International
France

Un gouvernement de coalition: «seule solution pour la France»

Le NFP reçu vendredi matin à l'Elysée par Emmanuel Macron. A gauche, Marine Tondelier (les Verts), à droite, Lucie Castets, candidate du NFP pour le poste de premier ministre. Paris, 23 août 2024.
Le NFP reçu vendredi matin à l'Elysée par Emmanuel Macron. A gauche, Marine Tondelier (les Verts), à droite, Lucie Castets, candidate du NFP pour le poste de premier ministre. Paris, 23 août 2024.image: keystone/montage

«Un gouvernement de gauche serait très vite renversé en France»

De vendredi à lundi, Emmanuel Macron consulte les partis en vue de la formation d'un gouvernement. L'analyse implacable du politologue suisse Pascal Sciarini, qui se fonde sur des exemples européens.
23.08.2024, 11:5423.08.2024, 16:23
Plus de «International»

Emmanuel Macron a ouvert ce vendredi le bal des consultations en vue de la formation d'un gouvernement. Les représentants du Nouveau Front populaire (NFP) ont été les premiers reçus à l’Elysée, dans la matinée. Le Rassemblement national (RN) fermera la marche lundi matin. En procédant de la sorte, le président de la République se place au centre du jeu. Après tout, il est celui qui, en décidant de dissoudre l’Assemblée nationale contre toute attente, a placé la France dans une impasse démocratique. A lui d’agir pour qu’elle en sorte. Mais comment?

La seule solution, pour espérer qu'un gouvernement tienne dans la durée, est la formation d’une coalition. «Aucun des trois camps représentés à l’Assemblée nationale – la gauche NFP, le bloc central macroniste, l’extrême droite RN – ne peut prétendre gouverner seul», observe le politologue Pascal Sciarini, professeur à l’Université de Genève.

«Il n’y a pas d’issue hors gouvernement de coalition»
Pascal Sciarini, professeur à l'Uni de Genève

Le NFP (insoumis, socialistes, écologistes et communistes) estime qu’il lui revient de gouverner «sur son programme». Depuis un mois, il fait le forcing pour que Lucie Castets soit nommée à l’Hôtel de Matignon, siège du premier ministre. Son argument? Les Français ont placé le NFP en tête à l’Assemblée nationale. Formellement, oui. Avec 193 sièges sur un total de 577, la coalition de gauche pointe à la première place.

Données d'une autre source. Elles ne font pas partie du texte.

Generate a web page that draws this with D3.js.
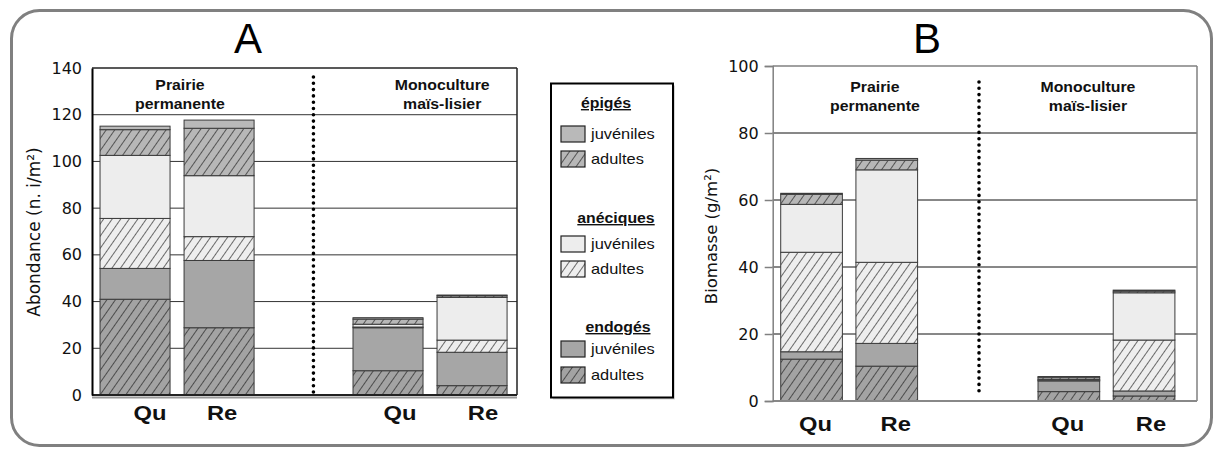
<!DOCTYPE html>
<html>
<head>
<meta charset="utf-8">
<script src="https://cdn.jsdelivr.net/npm/d3@7"></script>
<style>
  body { margin: 0; background: #fff; }
  svg { display: block; }
  .verd { font-family: "DejaVu Sans", sans-serif; }
  .arial { font-family: "Liberation Sans", Arial, sans-serif; }
</style>
</head>
<body>
<svg id="chart" width="1215" height="450"></svg>
<script>
// stack order, bottom to top
var keys = ["endoAd", "endoJuv", "anecAd", "anecJuv", "epiAd", "epiJuv"];
var groupIds = ["PP", "MM"];
var groupLabels = [["Prairie", "permanente"], ["Monoculture", "maïs-lisier"]];
var barGroups = ["PP", "PP", "MM", "MM"];
var barLabels = ["Qu", "Re", "Qu", "Re"];

// A : abondance (n. i/m²), one value per bar
var aEndoAd  = [41.0, 28.8, 10.4, 4.0];
var aEndoJuv = [13.2, 28.8, 18.4, 14.3];
var aAnecAd  = [21.4, 10.2, 0.3, 5.2];
var aAnecJuv = [27.0, 26.1, 1.2, 18.3];
var aEpiAd   = [11.0, 20.3, 2.2, 0.7];
var aEpiJuv  = [1.5, 3.5, 0.6, 0.3];

// B : biomasse (g/m²)
var bEndoAd  = [12.5, 10.4, 2.8, 1.5];
var bEndoJuv = [2.2, 6.8, 3.2, 1.5];
var bAnecAd  = [29.7, 24.2, 0.2, 15.2];
var bAnecJuv = [14.3, 27.6, 0.3, 14.1];
var bEpiAd   = [3.0, 2.9, 0.6, 0.5];
var bEpiJuv  = [0.3, 0.5, 0.2, 0.3];

var aTicks = [0, 20, 40, 60, 80, 100, 120, 140];
var bTicks = [0, 20, 40, 60, 80, 100];

var legendGroups = ["épigés", "anéciques", "endogés"];
var legendItems = ["juvéniles", "adultes"];

var svg = d3.select("#chart");
var STRETCH = 1.13;

function stretch(sel) {
  sel.each(function () {
    var w = this.getComputedTextLength();
    d3.select(this).attr("textLength", w * STRETCH).attr("lengthAdjust", "spacingAndGlyphs");
  });
}

/* hatch patterns */
var defs = svg.append("defs");
function hatch(id, base) {
  var p = defs.append("pattern").attr("id", id)
    .attr("patternUnits", "userSpaceOnUse")
    .attr("width", 7).attr("height", 7)
    .attr("patternTransform", "rotate(35)");
  p.append("rect").attr("width", 7).attr("height", 7).attr("fill", base);
  p.append("line").attr("x1", 0).attr("y1", 0).attr("x2", 0).attr("y2", 7)
    .attr("stroke", "#111").attr("stroke-width", 1.2);
}
hatch("h-endo", "#a3a3a3");
hatch("h-anec", "#eeeeee");
hatch("h-epi", "#b7b7b7");

var fills = {
  endoAd: "url(#h-endo)", endoJuv: "#a6a6a6",
  anecAd: "url(#h-anec)", anecJuv: "#ededed",
  epiAd: "url(#h-epi)", epiJuv: "#b9b9b9"
};

/* outer frame */
svg.append("rect")
  .attr("x", 11.5).attr("y", 10.5).attr("width", 1200).attr("height", 435)
  .attr("rx", 28).attr("fill", "none").attr("stroke", "#808080").attr("stroke-width", 3);

function rows(cols) {
  return barLabels.map(function (lab, i) {
    var r = { group: barGroups[i], label: lab };
    keys.forEach(function (k, j) { r[k] = cols[j][i]; });
    return r;
  });
}

var panels = [
  {
    title: "A", titleX: 248, ytitle: "Abondance (n. i/m²)", ytitleX: 40, ytitleY: 232, ytitleSize: 17,
    left: 92, right: 517, top: 68, bottom: 395, max: 140, ticks: aTicks,
    data: rows([aEndoAd, aEndoJuv, aAnecAd, aAnecJuv, aEpiAd, aEpiJuv]),
    gPadIn: 0.391, gPadOut: 0.0355, gAlign: 0.447, bPad: 0.1667,
    divFrac: 0.6, divTop: 77, divBottom: 395,
    labelDx: [15, 3, 12, 11], labelY: 420,
    groupFrac: [0.207, 0.824], groupY: [90, 109],
    axisColor: "#000", axisWidth: 2, frameColor: "#222", gridColor: "#333", tickLen: 0
  },
  {
    title: "B", titleX: 927, ytitle: "Biomasse (g/m²)", ytitleX: 716.5, ytitleY: 236, ytitleSize: 16.5,
    left: 772.7, right: 1197, top: 66, bottom: 401, max: 100, ticks: bTicks,
    data: rows([bEndoAd, bEndoJuv, bAnecAd, bAnecJuv, bEpiAd, bEpiJuv]),
    gPadIn: 0.468, gPadOut: 0.0585, gAlign: 0.266, bPad: 0.18,
    divFrac: 0.51, divTop: 82, divBottom: 395,
    labelDx: [4, 9, -1, 7], labelY: 431,
    groupFrac: [0.241, 0.743], groupY: [92, 111],
    axisColor: "#808080", axisWidth: 1.5, frameColor: "#808080", gridColor: "#111", tickLen: 8
  }
];

panels.forEach(function (p) {
  var g = svg.append("g");

  var y = d3.scaleLinear().domain([0, p.max]).range([p.bottom, p.top]);
  var x0 = d3.scaleBand().domain(groupIds).range([p.left, p.right])
    .paddingInner(p.gPadIn).paddingOuter(p.gPadOut).align(p.gAlign);
  var x1 = d3.scaleBand().domain(["Qu", "Re"]).range([0, x0.bandwidth()])
    .paddingInner(p.bPad).paddingOuter(0);

  // gridlines
  g.selectAll(".grid").data(p.ticks.filter(function (t) { return t > 0 && t < p.max; }))
    .enter().append("line")
    .attr("x1", p.left).attr("x2", p.right)
    .attr("y1", function (d) { return y(d); }).attr("y2", function (d) { return y(d); })
    .attr("stroke", p.gridColor).attr("stroke-width", 1);

  // frame top + right
  g.append("line").attr("x1", p.left).attr("x2", p.right)
    .attr("y1", y(p.max)).attr("y2", y(p.max))
    .attr("stroke", p.frameColor).attr("stroke-width", 1.5);
  g.append("line").attr("x1", p.right).attr("x2", p.right)
    .attr("y1", y(p.max)).attr("y2", y(0))
    .attr("stroke", p.frameColor).attr("stroke-width", 1.5);

  // stacked bars
  var series = d3.stack().keys(keys)(p.data);
  g.selectAll(".layer").data(series).enter().append("g")
    .attr("fill", function (s) { return fills[s.key]; })
    .selectAll("rect").data(function (s) { return s; })
    .enter().append("rect")
    .attr("x", function (d) { return x0(d.data.group) + x1(d.data.label); })
    .attr("width", x1.bandwidth())
    .attr("y", function (d) { return y(d[1]); })
    .attr("height", function (d) { return y(d[0]) - y(d[1]); })
    .attr("stroke", "#3a3a3a").attr("stroke-width", 1);

  // baseline
  if (p.title === "A") {
    g.append("line").attr("x1", p.left).attr("x2", p.right)
      .attr("y1", y(0) + 2.5).attr("y2", y(0) + 2.5)
      .attr("stroke", "#9a9a9a").attr("stroke-width", 2);
    g.append("line").attr("x1", p.left).attr("x2", p.right)
      .attr("y1", y(0)).attr("y2", y(0))
      .attr("stroke", "#222").attr("stroke-width", 2);
  } else {
    g.append("line").attr("x1", p.left).attr("x2", p.right)
      .attr("y1", y(0)).attr("y2", y(0))
      .attr("stroke", "#888").attr("stroke-width", 2);
  }

  // y axis
  var axis = d3.axisLeft(y).tickValues(p.ticks).tickSize(p.tickLen).tickPadding(p.tickLen ? 6 : 10);
  var ax = g.append("g").attr("transform", "translate(" + p.left + ",0)").call(axis)
    .attr("font-family", null).attr("font-size", null);
  ax.select(".domain").attr("stroke", p.axisColor).attr("stroke-width", p.axisWidth);
  ax.selectAll(".tick line").attr("stroke", p.axisColor).attr("stroke-width", 1.5);
  ax.selectAll(".tick text").attr("class", "verd").style("font-size", "16px")
    .attr("fill", "#111");

  // divider
  var gEnd = x0(groupIds[0]) + x0.bandwidth(), gStart = x0(groupIds[1]);
  var dx = gEnd + p.divFrac * (gStart - gEnd);
  g.append("line").attr("x1", dx).attr("x2", dx)
    .attr("y1", p.divTop).attr("y2", p.divBottom)
    .attr("stroke", "#000").attr("stroke-width", 3.6)
    .attr("stroke-linecap", "round").attr("stroke-dasharray", "0 6.3");

  // category labels
  g.selectAll(".cat").data(p.data).enter().append("text")
    .attr("class", "arial")
    .attr("x", function (d, i) { return x0(d.group) + x1(d.label) + x1.bandwidth() / 2 + p.labelDx[i]; })
    .attr("y", p.labelY)
    .attr("text-anchor", "middle")
    .style("font-weight", "bold").style("font-size", "21px")
    .attr("fill", "#111")
    .text(function (d) { return d.label; })
    .call(stretch);

  // group labels
  groupLabels.forEach(function (lines, gi) {
    var cx = p.left + p.groupFrac[gi] * (p.right - p.left);
    lines.forEach(function (t, li) {
      g.append("text").attr("class", "arial").attr("x", cx).attr("y", p.groupY[li])
        .attr("text-anchor", "middle")
        .style("font-weight", "bold").style("font-size", "14px")
        .attr("fill", "#111").text(t).call(stretch);
    });
  });

  // panel title
  g.append("text").attr("class", "arial").attr("x", p.titleX).attr("y", 53)
    .attr("text-anchor", "middle").style("font-size", "42px")
    .attr("fill", "#000").text(p.title);

  // y title
  g.append("text").attr("class", "verd")
    .attr("transform", "translate(" + p.ytitleX + "," + p.ytitleY + ") rotate(-90)")
    .attr("text-anchor", "middle").style("font-size", p.ytitleSize + "px")
    .attr("fill", "#111").text(p.ytitle);
});

/* legend */
var lg = svg.append("g");
lg.append("rect").attr("x", 553).attr("y", 85.5).attr("width", 122).attr("height", 314)
  .attr("fill", "#d6d6d6");
lg.append("rect").attr("x", 551).attr("y", 83.5).attr("width", 122).attr("height", 314)
  .attr("fill", "#fff").attr("stroke", "#000").attr("stroke-width", 2);

var legendHead = [
  { y: 108, x: 606, swatch: [126, 151], fills: [fills.epiJuv, fills.epiAd] },
  { y: 223, x: 616, swatch: [236, 261], fills: [fills.anecJuv, fills.anecAd] },
  { y: 332, x: 618, swatch: [341, 367], fills: [fills.endoJuv, fills.endoAd] }
];
legendGroups.forEach(function (name, gi) {
  var h = legendHead[gi];
  lg.append("text").attr("class", "arial").attr("x", h.x).attr("y", h.y).attr("text-anchor", "middle")
    .style("font-weight", "bold").style("font-size", "14px")
    .style("text-decoration", "underline").attr("fill", "#111").text(name).call(stretch);
  legendItems.forEach(function (item, ii) {
    var sy = h.swatch[ii];
    lg.append("rect").attr("x", 561).attr("y", sy).attr("width", 24).attr("height", 16)
      .attr("fill", h.fills[ii]).attr("stroke", "#222").attr("stroke-width", 1.2);
    lg.append("text").attr("class", "arial").attr("x", 591).attr("y", sy + 8).attr("dy", "0.36em")
      .style("font-size", "14.5px").attr("fill", "#111")
      .text(item).call(stretch);
  });
});
</script>
</body>
</html>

Mais il faut être d’une parfaite mauvaise foi pour considérer que le NFP pourrait gouverner seul, qui plus est «sur son programme» (à gauche toute, comme il l’assume). Pascal Sciarini l'assure:

«Un tel gouvernement serait probablement très vite renversé par une motion de censure»
Pascal Sciarini, professeur à l'Uni de Genève

Le NFP sait qu'il ne tiendrait pas longtemps. Pourtant, il persiste. Pourquoi? Explications du politologue genevois:

«Le NFP se comporte comme dans un système majoritaire de type Ve République: le parti vainqueur gouverne. Sauf qu’on n’est plus du tout dans cette configuration avec la nouvelle Assemblée nationale, celle issue des législatives anticipées du mois juin. On se situe à présent en France dans une configuration de système proportionnel, même si c’est bien un système majoritaire qui a produit cela, ce qui n’est pas le moindre des paradoxes. Le NFP ne peut donc pas se prévaloir de sa maigre avance pour gouverner.»
Pascal Sciarini, professeur à l'Uni de Genève

Mais, aux législatives de 2022, la coalition macroniste non plus n’était pas majoritaire à l’Assemblée nationale, et pourtant, c'est elle qui a gouverné, fait valoir le NFP. Réponse de Pascal Sciarini:

«Oui, mais en 2022, la coalition macroniste avait 250 sièges, elle était à 39 sièges de la majorité absolue et savait pouvoir compter sur des soutiens ponctuels à droite comme à gauche. Là, avec 193 sièges seulement pour le NFP, c’est mission impossible.»
Pascal Sciarini, professeur à l'Uni de Genève

«La coalition est la règle en Europe»

Pour le professeur de l’Université de Genève, le NFP devrait donc accepter de composer avec d’autres forces s’il entend réellement gouverner. «En Europe, dans tous les pays ayant un système parlementaire, la situation de facto en France, dès lors qu’aucun parti n’est majoritaire, on travaille d’abord à la formation d’une coalition, qui débouche ensuite sur un gouvernement. C’est le cas en Allemagne ou en Suède, par exemple.»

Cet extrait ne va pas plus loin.